>> START

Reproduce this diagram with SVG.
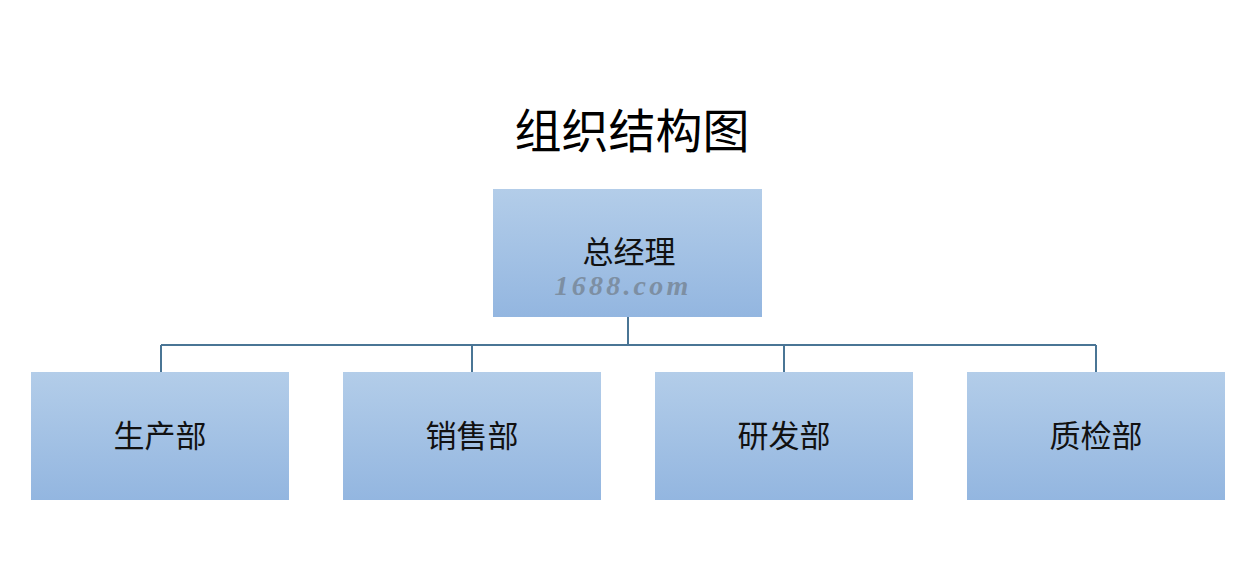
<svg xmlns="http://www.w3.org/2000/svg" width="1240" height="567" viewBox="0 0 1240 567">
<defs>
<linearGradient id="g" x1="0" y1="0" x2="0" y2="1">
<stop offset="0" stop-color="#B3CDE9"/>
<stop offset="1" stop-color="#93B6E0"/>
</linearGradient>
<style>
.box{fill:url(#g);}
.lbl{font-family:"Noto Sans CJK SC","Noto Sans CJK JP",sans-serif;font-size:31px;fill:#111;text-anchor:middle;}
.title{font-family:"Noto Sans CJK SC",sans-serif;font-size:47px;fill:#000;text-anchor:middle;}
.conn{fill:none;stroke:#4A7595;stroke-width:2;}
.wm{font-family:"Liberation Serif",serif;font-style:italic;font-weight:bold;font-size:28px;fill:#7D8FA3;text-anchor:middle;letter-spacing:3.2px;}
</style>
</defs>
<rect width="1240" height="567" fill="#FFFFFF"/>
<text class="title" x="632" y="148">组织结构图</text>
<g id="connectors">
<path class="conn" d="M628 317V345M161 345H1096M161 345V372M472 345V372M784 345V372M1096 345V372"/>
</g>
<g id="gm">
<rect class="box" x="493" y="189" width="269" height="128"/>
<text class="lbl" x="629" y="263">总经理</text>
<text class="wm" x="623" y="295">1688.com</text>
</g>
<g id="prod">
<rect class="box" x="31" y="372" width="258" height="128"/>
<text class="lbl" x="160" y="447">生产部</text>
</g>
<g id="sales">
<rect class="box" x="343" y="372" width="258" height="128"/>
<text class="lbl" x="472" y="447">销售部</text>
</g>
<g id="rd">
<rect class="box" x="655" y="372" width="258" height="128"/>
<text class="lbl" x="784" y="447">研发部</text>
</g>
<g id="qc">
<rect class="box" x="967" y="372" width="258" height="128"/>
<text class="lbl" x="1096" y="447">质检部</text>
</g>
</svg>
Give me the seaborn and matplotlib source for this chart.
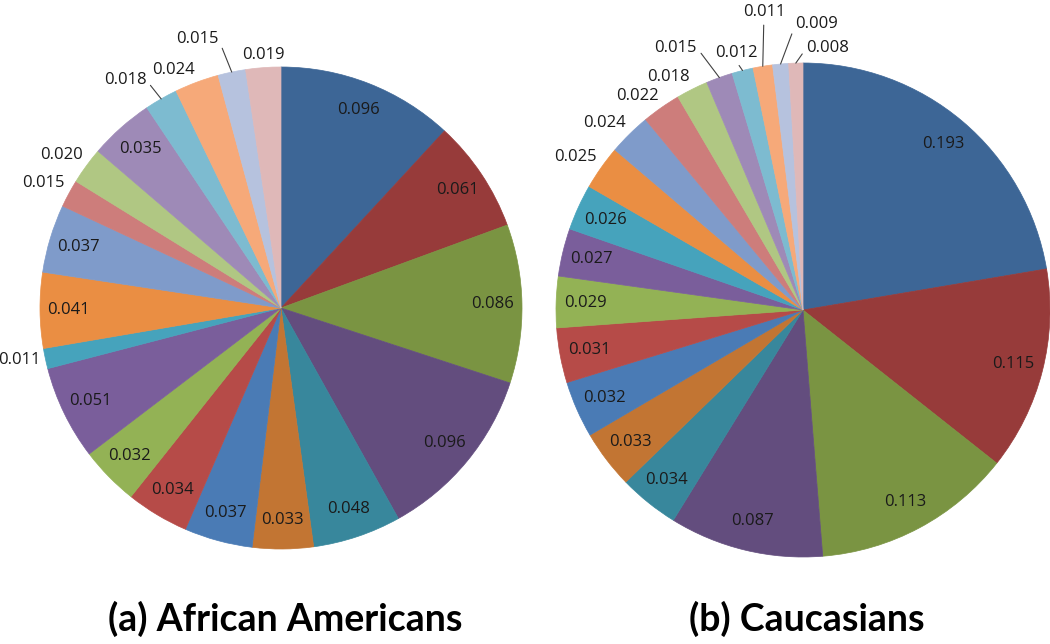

>> END

__Stated exercise__: The pictures should not appear in the copy; every other part of the records above must be returned exactly.

__Written response__:
Reproduce this diagram with SVG.
<svg xmlns="http://www.w3.org/2000/svg" width="1240" height="567" viewBox="0 0 1240 567">
<defs>
<linearGradient id="g" x1="0" y1="0" x2="0" y2="1">
<stop offset="0" stop-color="#B3CDE9"/>
<stop offset="1" stop-color="#93B6E0"/>
</linearGradient>
<style>
.box{fill:url(#g);}
.lbl{font-family:"Noto Sans CJK SC","Noto Sans CJK JP",sans-serif;font-size:31px;fill:#111;text-anchor:middle;}
.title{font-family:"Noto Sans CJK SC",sans-serif;font-size:47px;fill:#000;text-anchor:middle;}
.conn{fill:none;stroke:#4A7595;stroke-width:2;}
.wm{font-family:"Liberation Serif",serif;font-style:italic;font-weight:bold;font-size:28px;fill:#7D8FA3;text-anchor:middle;letter-spacing:3.2px;}
</style>
</defs>
<rect width="1240" height="567" fill="#FFFFFF"/>
<text class="title" x="632" y="148">组织结构图</text>
<g id="connectors">
<path class="conn" d="M628 317V345M161 345H1096M161 345V372M472 345V372M784 345V372M1096 345V372"/>
</g>
<g id="gm">
<rect class="box" x="493" y="189" width="269" height="128"/>
<text class="lbl" x="629" y="263">总经理</text>
<text class="wm" x="623" y="295">1688.com</text>
</g>
<g id="prod">
<rect class="box" x="31" y="372" width="258" height="128"/>
<text class="lbl" x="160" y="447">生产部</text>
</g>
<g id="sales">
<rect class="box" x="343" y="372" width="258" height="128"/>
<text class="lbl" x="472" y="447">销售部</text>
</g>
<g id="rd">
<rect class="box" x="655" y="372" width="258" height="128"/>
<text class="lbl" x="784" y="447">研发部</text>
</g>
<g id="qc">
<rect class="box" x="967" y="372" width="258" height="128"/>
<text class="lbl" x="1096" y="447">质检部</text>
</g>
</svg>
Give me the seaborn and matplotlib source for this chart.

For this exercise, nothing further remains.